Even so, some commission members hinted at their discontent with the agency as some rankings appear to be feeding into the narrative that has been growing over the last eight years — the state is not a good place to do business.

“You can’t just look at the budget,” said Sen. Edward J. Kasemeyer, D-Howard and Baltimore County. “There’s this subjective subject of leadership, of where does it rank in terms of the governor’s agenda? Who is running DBED? What’s the legislature’s reaction to this person? Is he dynamic, or she? Are things getting done? And that all relates to the total package of funding, competence. You just can’t look at the budget as the whole thing.”

The commission, which met for the second time since being created earlier this year by House Speaker Michael E. Busch and Senate President Thomas V. Mike Miller Jr., spent a significant amount of time during its first meeting on testimony from agency officials, including DBED Secretary Dominick E. Murray. And earlier this week, commission members were given an independent overview of the department by state analysts and heard a number of complaints from Western Maryland business leaders.

Despite the complaints, a spokeswoman for the department said it is important to remember the agency has had successes during economically challenging times.

Murray, through a spokeswoman, agreed with Kasemeyer’s assessment.

“He absolutely agrees that economic development is more than about the budget,” said Raquel Guillory. “It’s about helping companies fulfill their missions and meet their goals. It’s about moving jobs forward. Under Secretary Murray’s leadership we’ve been able to bring companies like Amazon to Maryland and focus on core industries by hiring a director of cyber development. We’ve provided dynamic leadership and (Murray) has always been available to legislators for discussions.”

The commission is expected to complete its recommendations in December so that they’d be ready for the incoming governor and General Assembly.

“If we are to do anything we need to get people’s attention,” said Norman R. Augustine, chairman of the commission. “And to do that, we should get at the facts — and some of the facts aren’t good.”

One of those facts includes Maryland’s ranking by Chief Executive Magazine as the 41st of 50 states that are best to do business in. Complaints cited in the ranking were over-regulation and high taxes as well as dissatisfaction with workforce quality.
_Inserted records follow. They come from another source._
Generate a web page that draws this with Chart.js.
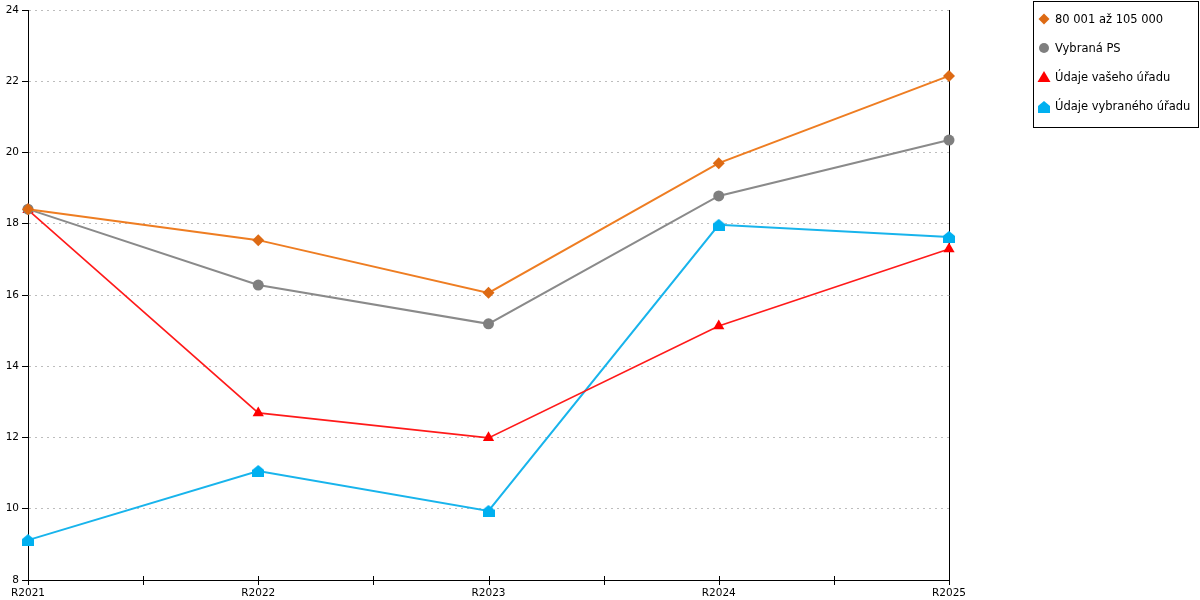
<!DOCTYPE html>
<html>
<head>
<meta charset="utf-8">
<script src="https://cdn.jsdelivr.net/npm/chart.js@4/dist/chart.umd.min.js"></script>
<style>
    html, body { margin: 0; padding: 0; background: #fff; }
    #wrap { width: 1200px; height: 600px; position: relative; }
</style>
</head>
<body>
<div id="wrap"><canvas id="chart"></canvas></div>
<script>
// Data
const categories = ['R2021', 'R2022', 'R2023', 'R2024', 'R2025'];
const seriesNames = ['80 001 až 105 000', 'Vybraná PS', 'Údaje vašeho úřadu', 'Údaje vybraného úřadu'];
const bandValues = [18.41, 17.54, 16.06, 19.70, 22.15];
const selectedPsValues = [18.41, 16.28, 15.19, 18.78, 20.35];
const yourOfficeValues = [18.39, 12.69, 11.99, 15.13, 17.29];
const selectedOfficeValues = [9.12, 11.06, 9.94, 17.97, 17.63];
const yTicks = [8, 10, 12, 14, 16, 18, 20, 22, 24];

const FONT = 'DejaVu Sans, Verdana, sans-serif';

// Small "house" marker used for the last series
function houseMarker(color) {
    const c = document.createElement('canvas');
    c.width = 12;
    c.height = 12;
    const ctx = c.getContext('2d');
    ctx.fillStyle = color;
    ctx.beginPath();
    ctx.moveTo(6, 0);
    ctx.lineTo(12, 5);
    ctx.lineTo(12, 12);
    ctx.lineTo(0, 12);
    ctx.lineTo(0, 5);
    ctx.closePath();
    ctx.fill();
    return c;
}

const blueHouse = houseMarker('#00b0f0');

function makeSet(label, data, lineColor, markColor, style, radius, width) {
    return {
        label: label,
        data: data,
        borderColor: lineColor,
        backgroundColor: markColor,
        pointBackgroundColor: markColor,
        pointBorderColor: markColor,
        pointBorderWidth: 0,
        pointStyle: style,
        pointRadius: radius,
        pointHoverRadius: radius,
        borderWidth: width,
        tension: 0,
        fill: false,
        clip: false
    };
}

const datasets = [
    makeSet(seriesNames[0], bandValues, '#ee7d22', '#dd6a14', 'rectRot', 6, 2),
    makeSet(seriesNames[1], selectedPsValues, '#8a8a8a', '#7f7f7f', 'circle', 5.5, 2),
    makeSet(seriesNames[2], yourOfficeValues, '#ff1a1a', '#ff0000', 'triangle', 6.5, 1.6),
    makeSet(seriesNames[3], selectedOfficeValues, '#18b4ec', '#00b0f0', blueHouse, 6, 2)
];

// Ticks on the x axis at each category and halfway between
const xTickPlugin = {
    id: 'xTicks',
    afterDraw(chart) {
        const x = chart.scales.x;
        const ctx = chart.ctx;
        const yAxis = chart.chartArea.bottom;
        ctx.save();
        ctx.strokeStyle = '#000';
        ctx.lineWidth = 1;
        for (let i = 0; i <= categories.length - 1; i += 0.5) {
            const px = Math.round(x.getPixelForValue(i)) + 0.5;
            ctx.beginPath();
            ctx.moveTo(px, yAxis - 4);
            ctx.lineTo(px, yAxis + 5);
            ctx.stroke();
        }
        ctx.restore();
    }
};

// Boxed legend on the right
const boxLegendPlugin = {
    id: 'boxLegend',
    afterDraw(chart) {
        const ctx = chart.ctx;
        const left = 1033.5, top = 1.5, w = 165, h = 126;
        ctx.save();
        ctx.fillStyle = '#fff';
        ctx.fillRect(left, top, w, h);
        ctx.strokeStyle = '#000';
        ctx.lineWidth = 1;
        ctx.strokeRect(left, top, w, h);
        ctx.font = '11.5px ' + FONT;
        ctx.textBaseline = 'middle';
        chart.data.datasets.forEach((ds, i) => {
            const cy = 19 + i * 29;
            const cx = 1044;
            ctx.fillStyle = ds.pointBackgroundColor;
            ctx.beginPath();
            if (ds.pointStyle === 'rectRot') {
                ctx.moveTo(cx, cy - 5.5);
                ctx.lineTo(cx + 5.5, cy);
                ctx.lineTo(cx, cy + 5.5);
                ctx.lineTo(cx - 5.5, cy);
                ctx.closePath();
                ctx.fill();
            } else if (ds.pointStyle === 'circle') {
                ctx.arc(cx, cy, 5, 0, Math.PI * 2);
                ctx.fill();
            } else if (ds.pointStyle === 'triangle') {
                ctx.moveTo(cx, cy - 6);
                ctx.lineTo(cx + 6.5, cy + 5);
                ctx.lineTo(cx - 6.5, cy + 5);
                ctx.closePath();
                ctx.fill();
            } else {
                ctx.drawImage(ds.pointStyle, cx - 6, cy - 5);
            }
            ctx.fillStyle = '#000';
            ctx.fillText(ds.label, 1055, cy + 1);
        });
        ctx.restore();
    }
};

const ctx = document.getElementById('chart').getContext('2d');
new Chart(ctx, {
    type: 'line',
    data: {
        labels: categories,
        datasets: datasets
    },
    options: {
        responsive: true,
        maintainAspectRatio: false,
        animation: false,
        devicePixelRatio: 1,
        layout: { padding: { top: 10, right: 251, left: 0, bottom: 0 } },
        plugins: {
            legend: { display: false },
            tooltip: { enabled: false }
        },
        scales: {
            x: {
                type: 'category',
                offset: false,
                grid: { display: false, drawTicks: false },
                border: { display: true, color: '#000', width: 1 },
                ticks: {
                    color: '#000',
                    font: { family: FONT, size: 10.5 },
                    padding: 7,
                    maxRotation: 0,
                    autoSkip: false
                },
                afterFit(scale) { scale.height = 20; }
            },
            y: {
                min: 8,
                max: 24,
                afterBuildTicks(scale) {
                    scale.ticks = yTicks.map(v => ({ value: v }));
                },
                grid: {
                    color: '#bdbdbd',
                    tickColor: '#000',
                    tickBorderDash: [],
                    tickLength: 6,
                    drawTicks: true
                },
                border: { display: true, color: '#000', width: 1, dash: [2, 4] },
                ticks: {
                    color: '#000',
                    font: { family: FONT, size: 10.5 },
                    padding: 3
                },
                afterFit(scale) { scale.width = 28; }
            },
            y2: {
                position: 'right',
                min: 8,
                max: 24,
                grid: { drawOnChartArea: false, drawTicks: false },
                border: { display: true, color: '#000', width: 1 },
                ticks: { display: false },
                afterFit(scale) { scale.width = 0; }
            }
        }
    },
    plugins: [xTickPlugin, boxLegendPlugin]
});
</script>
</body>
</html>
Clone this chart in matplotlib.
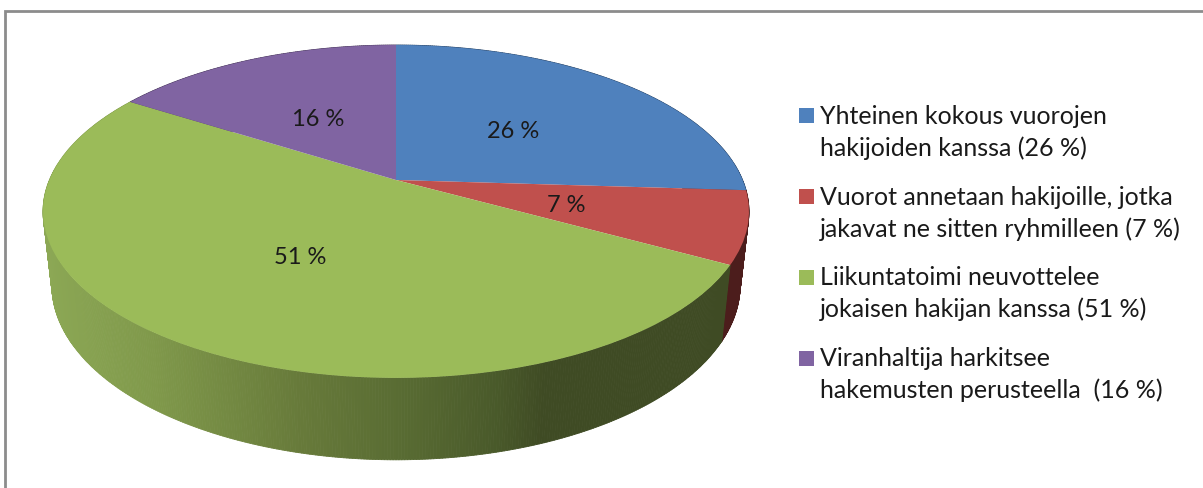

Guillory said the Department of Business and Economic Development has little to do with those issues.

“What we do is we offer financial assistance to attract businesses to the state and to help retain and expand businesses that are already here,” she said. “We just don’t have any authority (over regulations and permitting).”

Augustine said he hopes to offer “a menu of options” in the recommendations — tiers of choices that legislators can then use to decide to implement, depending on if they want the state to be exceptional, above average or average when it comes to business climate.

“I think one of the things we can do is offer a menu of choices and say, ‘If you do this, this is what your life will be like and if you do that, this is what your life will be like,” Augustine said.

“I think if we do a good job, people will pay attention,” Augustine said. “Having the fortitude to do something is another story and only time will tell.”